Abstract

The aim of this paper is to investigate the hysteretic behaviour of stainless steel bolted T-stub connections. A total of 22 bolted T-stubs in austenitic grade EN 1.4301 were tested under monotonic loading and cyclic loading under both variable and constant amplitudes. The tested T-stubs were carefully designed with two different bolt configurations and were fabricated with two types of stainless steel bolts – A4–70 and A4–80 thus allowing different failure modes to be obtained. Three additional bolted T-stubs in carbon steel grade Q345B were used as benchmark specimens to facilitate a direct comparison of the performance of carbon and stainless steel T-stubs under cyclic loads.
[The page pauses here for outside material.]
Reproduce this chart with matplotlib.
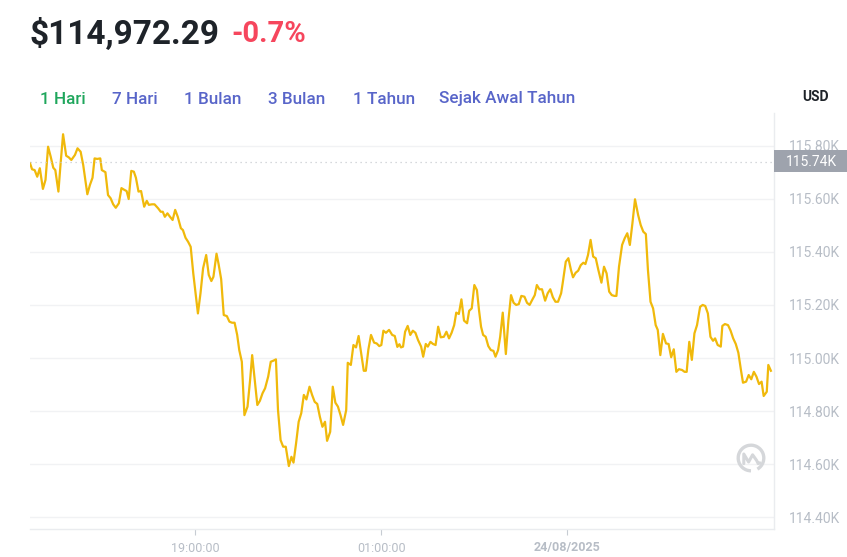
import matplotlib.pyplot as plt
from matplotlib.patches import Rectangle, Arc
from matplotlib.transforms import blended_transform_factory

# minutes since 13:40, price in USD (5 minute candles)
minutes = [0, 4, 9, 14, 19, 25, 30, 35, 40, 45, 49, 55, 59, 64, 70, 75, 80, 87, 92, 98,
           103, 111, 116, 121, 125, 130, 136, 139, 146, 151, 156, 161, 166, 172, 177, 183, 187, 191, 196, 201,
           205, 210, 215, 221, 226, 230, 236, 241, 248, 253, 257, 261, 266, 271, 276, 281, 286, 292, 296, 301,
           306, 311, 316, 321, 325, 330, 335, 341, 346, 351, 355, 361, 365, 370, 375, 381, 386, 391, 396, 401,
           405, 410, 415, 421, 426, 430, 435, 440, 445, 450, 455, 461, 466, 471, 476, 480, 485, 490, 495, 501,
           506, 510, 515, 520, 525, 530, 535, 541, 546, 551, 556, 561, 566, 571, 575, 581, 586, 591, 596, 601,
           606, 612, 615, 621, 626, 631, 636, 641, 646, 650, 655, 660, 666, 671, 676, 680, 684, 689, 695, 701,
           706, 711, 715, 718, 722, 726, 731, 736, 741, 746, 751, 757, 761, 766, 770, 775, 780, 785, 790, 795,
           801, 806, 811, 816, 821, 825, 830, 835, 840, 846, 850, 855, 860, 865, 869, 873, 877, 882, 887, 892,
           897, 901, 906, 910, 915, 921, 926, 931, 936, 941, 946, 951, 957, 962, 967, 972, 977, 981, 986, 991,
           997, 1002, 1007, 1012, 1017, 1022, 1028, 1031, 1037, 1042, 1047, 1051, 1056, 1061, 1066, 1071, 1075, 1080, 1085, 1090,
           1095, 1100, 1106, 1111, 1116, 1121, 1126, 1131, 1135, 1140, 1146, 1151, 1156, 1161, 1166, 1171, 1177, 1182, 1187, 1192,
           1196, 1201, 1206, 1211, 1215, 1220, 1225, 1231, 1236, 1241, 1246, 1251, 1256, 1262, 1267, 1271, 1276, 1281, 1286, 1291,
           1297, 1302, 1307, 1312, 1317, 1322, 1326, 1331, 1337, 1340, 1345, 1351, 1356, 1361, 1366, 1371, 1376, 1380, 1386, 1391,
           1396, 1401, 1406, 1411, 1416, 1420, 1426, 1429, 1434]
prices = [115734, 115711, 115708, 115683, 115715, 115637, 115671, 115796, 115759, 115717,
          115708, 115627, 115727, 115843, 115762, 115756, 115746, 115765, 115790, 115777,
          115727, 115617, 115652, 115679, 115752, 115750, 115752, 115708, 115700, 115614,
          115602, 115579, 115566, 115583, 115640, 115633, 115629, 115599, 115705, 115702,
          115679, 115627, 115629, 115570, 115592, 115577, 115579, 115579, 115564, 115551,
          115551, 115532, 115545, 115532, 115520, 115558, 115532, 115489, 115482, 115453,
          115438, 115419, 115319, 115237, 115168, 115244, 115338, 115388, 115313, 115290,
          115306, 115393, 115354, 115297, 115162, 115158, 115137, 115133, 115133, 115087,
          115030, 114986, 114785, 114817, 114917, 115011, 114917, 114823, 114839, 114867,
          114886, 114930, 114986, 114990, 114995, 114804, 114691, 114666, 114666, 114593,
          114628, 114606, 114679, 114760, 114792, 114861, 114844, 114892, 114861, 114835,
          114827, 114779, 114741, 114760, 114688, 114722, 114892, 114832, 114817, 114785,
          114748, 114804, 114982, 114974, 115049, 115040, 115083, 115018, 114952, 114952,
          115033, 115087, 115058, 115055, 115045, 115049, 115103, 115095, 115106, 115087,
          115083, 115042, 115052, 115040, 115043, 115099, 115121, 115087, 115103, 115095,
          115068, 115043, 115005, 115053, 115043, 115061, 115053, 115049, 115118, 115078,
          115080, 115099, 115074, 115095, 115124, 115171, 115166, 115221, 115141, 115131,
          115178, 115187, 115275, 115256, 115181, 115118, 115087, 115080, 115045, 115030,
          115027, 115005, 115030, 115080, 115171, 115015, 115143, 115237, 115208, 115200,
          115203, 115234, 115231, 115208, 115200, 115219, 115237, 115275, 115259, 115259,
          115216, 115244, 115259, 115229, 115212, 115212, 115244, 115282, 115363, 115376,
          115332, 115304, 115321, 115329, 115350, 115359, 115354, 115388, 115445, 115382,
          115376, 115332, 115284, 115344, 115319, 115250, 115237, 115234, 115234, 115344,
          115426, 115451, 115470, 115426, 115508, 115598, 115539, 115501, 115476, 115467,
          115332, 115212, 115187, 115124, 115106, 115011, 115091, 115055, 115053, 115003,
          115033, 114948, 114958, 114955, 114948, 114948, 115061, 114993, 115093, 115124,
          115193, 115200, 115196, 115168, 115080, 115065, 115074, 115049, 115043, 115121,
          115128, 115124, 115103, 115074, 115053, 115020, 114955, 114907, 114911, 114936,
          114920, 114948, 114930, 114902, 114911, 114857, 114873, 114974, 114952]

y_ticks = [114400, 114600, 114800, 115000, 115200, 115400, 115600, 115800]
y_labels = ['114.40K', '114.60K', '114.80K', '115.00K', '115.20K', '115.40K', '115.60K', '115.80K']
x_ticks = [320, 680, 1040]
x_labels = ['19:00:00', '01:00:00', '24/08/2025']
tabs = ['1 Hari', '7 Hari', '1 Bulan', '3 Bulan', '1 Tahun', 'Sejak Awal Tahun']
tab_x = [40, 112, 184, 268, 353, 439]
ref_price = 115740

plt.rcParams['font.family'] = ['Roboto', 'DejaVu Sans']

W, H = 847, 557
fig = plt.figure(figsize=(W / 100, H / 100), dpi=100)
fig.patch.set_facecolor('white')

ax = fig.add_axes([30 / W, 1 - 529 / H, 744 / W, (529 - 113) / H])
ax.plot(minutes, prices, color='#f0b90b', lw=1.6, solid_joinstyle='round')
ax.set_xlim(0, 1440)
ax.set_ylim(114356, 115923)

ax.axhline(ref_price, color='#c9ccd1', lw=0.9, ls=(0, (1, 3)))

ax.yaxis.tick_right()
ax.set_yticks(y_ticks)
ax.set_yticklabels(y_labels)
ax.set_xticks(x_ticks)
ax.set_xticklabels(x_labels)
ax.tick_params(axis='y', length=0, pad=11, labelsize=10, labelcolor='#b7bdc6')
ax.tick_params(axis='x', length=4, width=0.8, color='#c7ccd3', pad=5,
               labelsize=9, labelcolor='#b7bdc6')
ax.get_xticklabels()[2].set_fontweight('bold')
ax.grid(axis='y', color='#f1f2f4', lw=1)
for side in ['left', 'top']:
    ax.spines[side].set_visible(False)
for side in ['right', 'bottom']:
    ax.spines[side].set_color('#eaecef')
    ax.spines[side].set_linewidth(1)

# current price box on the right axis
tr = blended_transform_factory(fig.transFigure, ax.transData)
ax.add_patch(Rectangle((774 / W, ref_price - 41), 73 / W, 83, transform=tr,
                       facecolor='#9ea3ad', edgecolor='none', clip_on=False, zorder=5))
ax.text(786 / W, ref_price, '115.74K', transform=tr, color='white', fontsize=10,
        va='center', ha='left', zorder=6)

# header
fig.text(29 / W, 1 - 34 / H, '$114,972.29', fontsize=24, fontweight='bold',
         color='#1e2329', va='center', ha='left')
fig.text(231 / W, 1 - 34 / H, '-0.7%', fontsize=21, fontweight='bold',
         color='#f6465d', va='center', ha='left')

for i, (label, x) in enumerate(zip(tabs, tab_x)):
    fig.text(x / W, 1 - 99 / H, label, fontsize=12.3, fontweight='medium',
             va='center', ha='left', color='#1fa65c' if i == 0 else '#5865c9')
fig.text(802 / W, 1 - 97 / H, 'USD', fontsize=10, fontweight='bold',
         color='#1e2329', va='center', ha='left')

# watermark logo
lax = fig.add_axes([(751 - 16) / W, 1 - (458 + 16) / H, 32 / W, 32 / H])
lax.set_xlim(-1, 1)
lax.set_ylim(-1, 1)
lax.axis('off')
lax.add_patch(Arc((0, 0), 1.6, 1.6, theta1=-60, theta2=270, color='#d5d7da', lw=2.4))
lax.plot([-0.45, -0.45, -0.15, 0.1, 0.35, 0.45, 0.55],
         [-0.35, 0.25, -0.25, 0.2, -0.15, -0.35, -0.3], color='#d5d7da', lw=2.2,
         solid_joinstyle='round', solid_capstyle='round')

fig.savefig('out.png', dpi=100)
Monotonic loading tests were conducted to acquire basic parameters of the cyclic loading protocols employed in the cyclic loading tests. The hysteretic responses of the tested T-stubs under two variable amplitude loading histories and three proportional constant amplitude loading histories were recorded and were further analysed in terms of failure characteristic, hysteresis response, skeleton curve, energy dissipation and strength degradation. Based on the evolution of the hysteresis curves, standard hysteresis loops were acquired and were used to develop a novel hysteretic model able to simulate the initial loading branch, the unloading branch and reloading branch of the hysteretic response. It has been demonstrated that the developed hysteretic models provide a close agreement with the obtained experimental results and can thus be used to estimate the expected energy dissipation of bolted stainless steel connections subjected to cyclic loads.